Kennedy was very much a part of her stormy America she chronicled in collections of essays like The White Album, Slouching Towards Bethlehem and After Henry. Many saw him as an idealist that might pull the U.S. back from some of the national convulsions in the same year. Martin Luther King has been shot to death in April. Thousands of American servicemen were dying at a rate of 2800 a month in Vietnam. And the once outsized President Lyndon Johnson had slowly shrunk behind a vail of sullenness. He said he would leave after just one term. The “battle of Chicago” between protesters and the army at the Democratic National Convention was still to come a few months later.
It was during a performance in the hotel by singer Don Ho that Didion’s experienced a full realization of nation that had torn loose of its anchors. The singer had just stopped in mid-performance to pass on the breaking news of Robert Kennedy’s assassination, pausing to offer a spontaneous prayer he sung to mark the moment. But others in the room were apparently having none of it, shouting to the singer to “quit the hymns” and jeering his response to the shock. They still wanted the faux Hawaiian spectacle they had paid to see. The experience made her ill. In the aftermath she could not keep food down. But she still had the crystalline insight of a nation at war with itself.
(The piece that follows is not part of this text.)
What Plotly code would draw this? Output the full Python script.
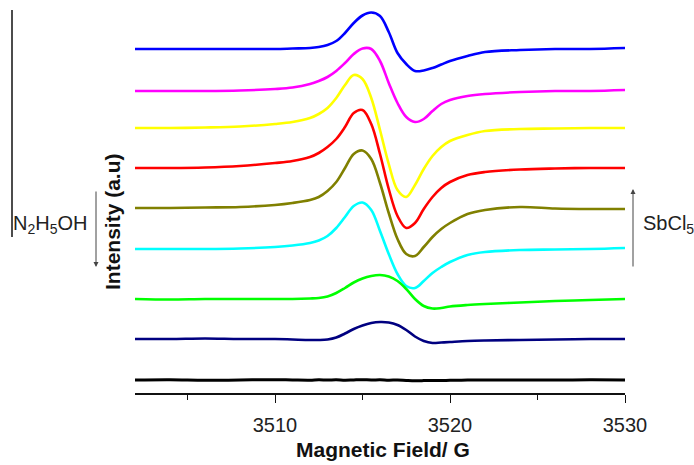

No matter what your political feelings are, if you’re attached to the idea of the nation as a community—if you feel yourself to be part of that community—then obviously something has happened to that community. . . . It seemed as if these people did not count themselves as part of the community. They came from another America.”
A Warning of Things to Come
We are left to see an obvious pattern. This moment resonates because Didion’s sense of dislocation seems to have become a continuous sensation for many us. Like the shocking loss of a genuine American idealist, the daily conduct of many political figures today asks us to keep reliving the eminent dismemberment of the tribe. We must now experience the feeling that many within the culture occupy “another America:” less tied to the customs and norms that had defined the nation.
Didion died just weeks before the failed January 6 coup in the aftermath of the 2020 election. But in 1968 she already had the insight that the United States would not find its way back to the sturdy narratives Americans used to share. Even then it was clear that a kind of national self-sabotage was becoming the new normal.